» SUPPLIED MATERIAL:
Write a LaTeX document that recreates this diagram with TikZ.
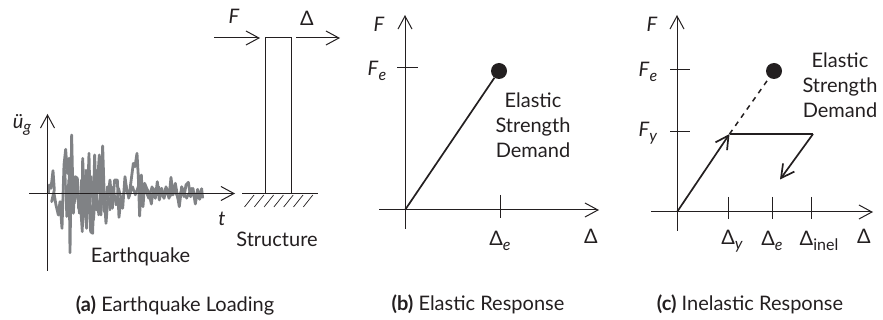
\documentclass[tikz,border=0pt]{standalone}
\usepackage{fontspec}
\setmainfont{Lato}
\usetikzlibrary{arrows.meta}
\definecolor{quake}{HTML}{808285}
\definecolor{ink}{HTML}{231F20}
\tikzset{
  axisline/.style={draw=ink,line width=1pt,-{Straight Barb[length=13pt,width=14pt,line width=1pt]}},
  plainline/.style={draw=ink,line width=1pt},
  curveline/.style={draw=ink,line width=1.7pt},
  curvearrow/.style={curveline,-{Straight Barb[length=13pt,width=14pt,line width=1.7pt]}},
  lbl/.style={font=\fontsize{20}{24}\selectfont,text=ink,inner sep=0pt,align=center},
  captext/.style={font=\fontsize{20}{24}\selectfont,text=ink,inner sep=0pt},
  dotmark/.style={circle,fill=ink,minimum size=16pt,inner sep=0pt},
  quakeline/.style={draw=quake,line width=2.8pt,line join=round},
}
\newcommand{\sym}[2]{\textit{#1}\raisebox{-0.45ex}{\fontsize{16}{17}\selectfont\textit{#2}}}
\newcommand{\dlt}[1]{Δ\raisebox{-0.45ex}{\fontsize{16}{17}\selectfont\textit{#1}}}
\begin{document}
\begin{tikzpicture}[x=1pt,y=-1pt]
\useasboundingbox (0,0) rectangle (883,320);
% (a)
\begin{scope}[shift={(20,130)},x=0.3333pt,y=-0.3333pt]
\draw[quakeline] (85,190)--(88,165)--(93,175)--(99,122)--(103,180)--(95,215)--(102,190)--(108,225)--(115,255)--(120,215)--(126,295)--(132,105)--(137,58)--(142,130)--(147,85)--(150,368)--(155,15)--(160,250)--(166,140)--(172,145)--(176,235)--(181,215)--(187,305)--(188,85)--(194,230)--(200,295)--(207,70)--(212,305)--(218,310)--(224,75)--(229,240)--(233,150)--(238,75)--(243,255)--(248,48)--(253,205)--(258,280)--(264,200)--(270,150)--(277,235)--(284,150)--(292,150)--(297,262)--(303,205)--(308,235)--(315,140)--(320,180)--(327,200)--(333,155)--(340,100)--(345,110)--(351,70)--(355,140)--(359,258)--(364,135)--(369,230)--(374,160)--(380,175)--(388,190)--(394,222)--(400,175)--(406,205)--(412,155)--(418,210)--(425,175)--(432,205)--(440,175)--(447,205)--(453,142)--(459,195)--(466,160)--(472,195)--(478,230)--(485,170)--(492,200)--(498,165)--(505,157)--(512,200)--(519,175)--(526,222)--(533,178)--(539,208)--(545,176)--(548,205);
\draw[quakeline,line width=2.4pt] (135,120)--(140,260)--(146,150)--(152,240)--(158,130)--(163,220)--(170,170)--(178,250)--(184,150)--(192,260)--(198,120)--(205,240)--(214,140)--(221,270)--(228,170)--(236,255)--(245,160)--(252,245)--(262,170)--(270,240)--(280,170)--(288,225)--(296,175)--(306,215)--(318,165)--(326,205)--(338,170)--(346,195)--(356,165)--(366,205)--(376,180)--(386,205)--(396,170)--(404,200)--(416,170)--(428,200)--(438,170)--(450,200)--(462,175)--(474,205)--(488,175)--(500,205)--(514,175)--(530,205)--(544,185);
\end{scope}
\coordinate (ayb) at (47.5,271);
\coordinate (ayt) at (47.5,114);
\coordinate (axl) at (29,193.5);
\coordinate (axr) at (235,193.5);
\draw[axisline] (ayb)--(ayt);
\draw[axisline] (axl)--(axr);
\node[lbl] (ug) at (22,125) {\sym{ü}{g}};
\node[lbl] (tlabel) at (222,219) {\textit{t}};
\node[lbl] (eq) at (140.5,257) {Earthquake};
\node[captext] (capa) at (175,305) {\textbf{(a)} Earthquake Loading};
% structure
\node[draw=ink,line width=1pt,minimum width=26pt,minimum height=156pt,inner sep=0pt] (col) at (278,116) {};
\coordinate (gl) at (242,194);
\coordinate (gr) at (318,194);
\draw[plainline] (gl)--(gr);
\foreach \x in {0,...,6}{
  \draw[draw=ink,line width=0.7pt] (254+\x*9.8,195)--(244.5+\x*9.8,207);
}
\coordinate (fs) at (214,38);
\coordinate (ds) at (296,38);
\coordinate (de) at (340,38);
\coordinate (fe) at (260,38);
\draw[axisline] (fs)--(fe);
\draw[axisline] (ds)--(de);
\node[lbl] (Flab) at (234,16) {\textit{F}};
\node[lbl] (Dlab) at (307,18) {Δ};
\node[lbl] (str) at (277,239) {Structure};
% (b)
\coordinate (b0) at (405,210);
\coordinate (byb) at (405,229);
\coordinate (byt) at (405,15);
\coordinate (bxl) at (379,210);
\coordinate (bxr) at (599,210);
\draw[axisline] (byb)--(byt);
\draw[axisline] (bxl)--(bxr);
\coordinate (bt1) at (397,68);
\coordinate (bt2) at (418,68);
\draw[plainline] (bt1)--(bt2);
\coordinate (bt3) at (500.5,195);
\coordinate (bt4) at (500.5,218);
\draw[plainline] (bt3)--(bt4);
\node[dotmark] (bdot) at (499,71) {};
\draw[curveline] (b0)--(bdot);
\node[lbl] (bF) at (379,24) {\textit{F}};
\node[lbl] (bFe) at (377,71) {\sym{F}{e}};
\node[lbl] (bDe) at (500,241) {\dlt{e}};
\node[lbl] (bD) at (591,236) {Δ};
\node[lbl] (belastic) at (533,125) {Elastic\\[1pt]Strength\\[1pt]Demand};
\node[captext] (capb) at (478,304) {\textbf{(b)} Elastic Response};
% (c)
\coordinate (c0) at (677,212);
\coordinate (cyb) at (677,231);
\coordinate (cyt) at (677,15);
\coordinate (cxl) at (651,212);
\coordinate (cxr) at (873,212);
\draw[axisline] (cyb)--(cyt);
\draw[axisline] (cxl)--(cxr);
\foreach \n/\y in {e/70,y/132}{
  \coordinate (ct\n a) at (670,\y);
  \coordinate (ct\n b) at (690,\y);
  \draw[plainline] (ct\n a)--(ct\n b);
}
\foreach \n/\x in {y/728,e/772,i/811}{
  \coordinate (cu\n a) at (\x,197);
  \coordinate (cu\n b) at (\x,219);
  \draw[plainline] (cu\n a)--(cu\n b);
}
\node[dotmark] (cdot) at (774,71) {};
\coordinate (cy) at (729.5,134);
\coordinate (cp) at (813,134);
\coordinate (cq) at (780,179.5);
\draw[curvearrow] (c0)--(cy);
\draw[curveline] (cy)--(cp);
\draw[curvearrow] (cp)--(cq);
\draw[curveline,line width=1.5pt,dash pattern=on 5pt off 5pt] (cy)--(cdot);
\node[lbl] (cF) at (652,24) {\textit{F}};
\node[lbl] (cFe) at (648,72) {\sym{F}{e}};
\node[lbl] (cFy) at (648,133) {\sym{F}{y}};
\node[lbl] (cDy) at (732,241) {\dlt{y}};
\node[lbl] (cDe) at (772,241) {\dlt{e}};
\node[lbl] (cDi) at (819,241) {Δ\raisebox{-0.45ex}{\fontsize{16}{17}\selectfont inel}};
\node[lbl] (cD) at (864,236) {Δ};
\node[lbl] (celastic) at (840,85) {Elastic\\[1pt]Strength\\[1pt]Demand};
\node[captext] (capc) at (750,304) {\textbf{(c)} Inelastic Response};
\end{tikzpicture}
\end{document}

» INSTRUCTIONS TO FOLLOW: Quote the data exactly, leaving every image out of the copy.

» CORRECT RESPONSE:
Write a LaTeX document that recreates this diagram with TikZ.
\documentclass[tikz,border=0pt]{standalone}
\usepackage{fontspec}
\setmainfont{Lato}
\usetikzlibrary{arrows.meta}
\definecolor{quake}{HTML}{808285}
\definecolor{ink}{HTML}{231F20}
\tikzset{
  axisline/.style={draw=ink,line width=1pt,-{Straight Barb[length=13pt,width=14pt,line width=1pt]}},
  plainline/.style={draw=ink,line width=1pt},
  curveline/.style={draw=ink,line width=1.7pt},
  curvearrow/.style={curveline,-{Straight Barb[length=13pt,width=14pt,line width=1.7pt]}},
  lbl/.style={font=\fontsize{20}{24}\selectfont,text=ink,inner sep=0pt,align=center},
  captext/.style={font=\fontsize{20}{24}\selectfont,text=ink,inner sep=0pt},
  dotmark/.style={circle,fill=ink,minimum size=16pt,inner sep=0pt},
  quakeline/.style={draw=quake,line width=2.8pt,line join=round},
}
\newcommand{\sym}[2]{\textit{#1}\raisebox{-0.45ex}{\fontsize{16}{17}\selectfont\textit{#2}}}
\newcommand{\dlt}[1]{Δ\raisebox{-0.45ex}{\fontsize{16}{17}\selectfont\textit{#1}}}
\begin{document}
\begin{tikzpicture}[x=1pt,y=-1pt]
\useasboundingbox (0,0) rectangle (883,320);
% (a)
\begin{scope}[shift={(20,130)},x=0.3333pt,y=-0.3333pt]
\draw[quakeline] (85,190)--(88,165)--(93,175)--(99,122)--(103,180)--(95,215)--(102,190)--(108,225)--(115,255)--(120,215)--(126,295)--(132,105)--(137,58)--(142,130)--(147,85)--(150,368)--(155,15)--(160,250)--(166,140)--(172,145)--(176,235)--(181,215)--(187,305)--(188,85)--(194,230)--(200,295)--(207,70)--(212,305)--(218,310)--(224,75)--(229,240)--(233,150)--(238,75)--(243,255)--(248,48)--(253,205)--(258,280)--(264,200)--(270,150)--(277,235)--(284,150)--(292,150)--(297,262)--(303,205)--(308,235)--(315,140)--(320,180)--(327,200)--(333,155)--(340,100)--(345,110)--(351,70)--(355,140)--(359,258)--(364,135)--(369,230)--(374,160)--(380,175)--(388,190)--(394,222)--(400,175)--(406,205)--(412,155)--(418,210)--(425,175)--(432,205)--(440,175)--(447,205)--(453,142)--(459,195)--(466,160)--(472,195)--(478,230)--(485,170)--(492,200)--(498,165)--(505,157)--(512,200)--(519,175)--(526,222)--(533,178)--(539,208)--(545,176)--(548,205);
\draw[quakeline,line width=2.4pt] (135,120)--(140,260)--(146,150)--(152,240)--(158,130)--(163,220)--(170,170)--(178,250)--(184,150)--(192,260)--(198,120)--(205,240)--(214,140)--(221,270)--(228,170)--(236,255)--(245,160)--(252,245)--(262,170)--(270,240)--(280,170)--(288,225)--(296,175)--(306,215)--(318,165)--(326,205)--(338,170)--(346,195)--(356,165)--(366,205)--(376,180)--(386,205)--(396,170)--(404,200)--(416,170)--(428,200)--(438,170)--(450,200)--(462,175)--(474,205)--(488,175)--(500,205)--(514,175)--(530,205)--(544,185);
\end{scope}
\coordinate (ayb) at (47.5,271);
\coordinate (ayt) at (47.5,114);
\coordinate (axl) at (29,193.5);
\coordinate (axr) at (235,193.5);
\draw[axisline] (ayb)--(ayt);
\draw[axisline] (axl)--(axr);
\node[lbl] (ug) at (22,125) {\sym{ü}{g}};
\node[lbl] (tlabel) at (222,219) {\textit{t}};
\node[lbl] (eq) at (140.5,257) {Earthquake};
\node[captext] (capa) at (175,305) {\textbf{(a)} Earthquake Loading};
% structure
\node[draw=ink,line width=1pt,minimum width=26pt,minimum height=156pt,inner sep=0pt] (col) at (278,116) {};
\coordinate (gl) at (242,194);
\coordinate (gr) at (318,194);
\draw[plainline] (gl)--(gr);
\foreach \x in {0,...,6}{
  \draw[draw=ink,line width=0.7pt] (254+\x*9.8,195)--(244.5+\x*9.8,207);
}
\coordinate (fs) at (214,38);
\coordinate (ds) at (296,38);
\coordinate (de) at (340,38);
\coordinate (fe) at (260,38);
\draw[axisline] (fs)--(fe);
\draw[axisline] (ds)--(de);
\node[lbl] (Flab) at (234,16) {\textit{F}};
\node[lbl] (Dlab) at (307,18) {Δ};
\node[lbl] (str) at (277,239) {Structure};
% (b)
\coordinate (b0) at (405,210);
\coordinate (byb) at (405,229);
\coordinate (byt) at (405,15);
\coordinate (bxl) at (379,210);
\coordinate (bxr) at (599,210);
\draw[axisline] (byb)--(byt);
\draw[axisline] (bxl)--(bxr);
\coordinate (bt1) at (397,68);
\coordinate (bt2) at (418,68);
\draw[plainline] (bt1)--(bt2);
\coordinate (bt3) at (500.5,195);
\coordinate (bt4) at (500.5,218);
\draw[plainline] (bt3)--(bt4);
\node[dotmark] (bdot) at (499,71) {};
\draw[curveline] (b0)--(bdot);
\node[lbl] (bF) at (379,24) {\textit{F}};
\node[lbl] (bFe) at (377,71) {\sym{F}{e}};
\node[lbl] (bDe) at (500,241) {\dlt{e}};
\node[lbl] (bD) at (591,236) {Δ};
\node[lbl] (belastic) at (533,125) {Elastic\\[1pt]Strength\\[1pt]Demand};
\node[captext] (capb) at (478,304) {\textbf{(b)} Elastic Response};
% (c)
\coordinate (c0) at (677,212);
\coordinate (cyb) at (677,231);
\coordinate (cyt) at (677,15);
\coordinate (cxl) at (651,212);
\coordinate (cxr) at (873,212);
\draw[axisline] (cyb)--(cyt);
\draw[axisline] (cxl)--(cxr);
\foreach \n/\y in {e/70,y/132}{
  \coordinate (ct\n a) at (670,\y);
  \coordinate (ct\n b) at (690,\y);
  \draw[plainline] (ct\n a)--(ct\n b);
}
\foreach \n/\x in {y/728,e/772,i/811}{
  \coordinate (cu\n a) at (\x,197);
  \coordinate (cu\n b) at (\x,219);
  \draw[plainline] (cu\n a)--(cu\n b);
}
\node[dotmark] (cdot) at (774,71) {};
\coordinate (cy) at (729.5,134);
\coordinate (cp) at (813,134);
\coordinate (cq) at (780,179.5);
\draw[curvearrow] (c0)--(cy);
\draw[curveline] (cy)--(cp);
\draw[curvearrow] (cp)--(cq);
\draw[curveline,line width=1.5pt,dash pattern=on 5pt off 5pt] (cy)--(cdot);
\node[lbl] (cF) at (652,24) {\textit{F}};
\node[lbl] (cFe) at (648,72) {\sym{F}{e}};
\node[lbl] (cFy) at (648,133) {\sym{F}{y}};
\node[lbl] (cDy) at (732,241) {\dlt{y}};
\node[lbl] (cDe) at (772,241) {\dlt{e}};
\node[lbl] (cDi) at (819,241) {Δ\raisebox{-0.45ex}{\fontsize{16}{17}\selectfont inel}};
\node[lbl] (cD) at (864,236) {Δ};
\node[lbl] (celastic) at (840,85) {Elastic\\[1pt]Strength\\[1pt]Demand};
\node[captext] (capc) at (750,304) {\textbf{(c)} Inelastic Response};
\end{tikzpicture}
\end{document}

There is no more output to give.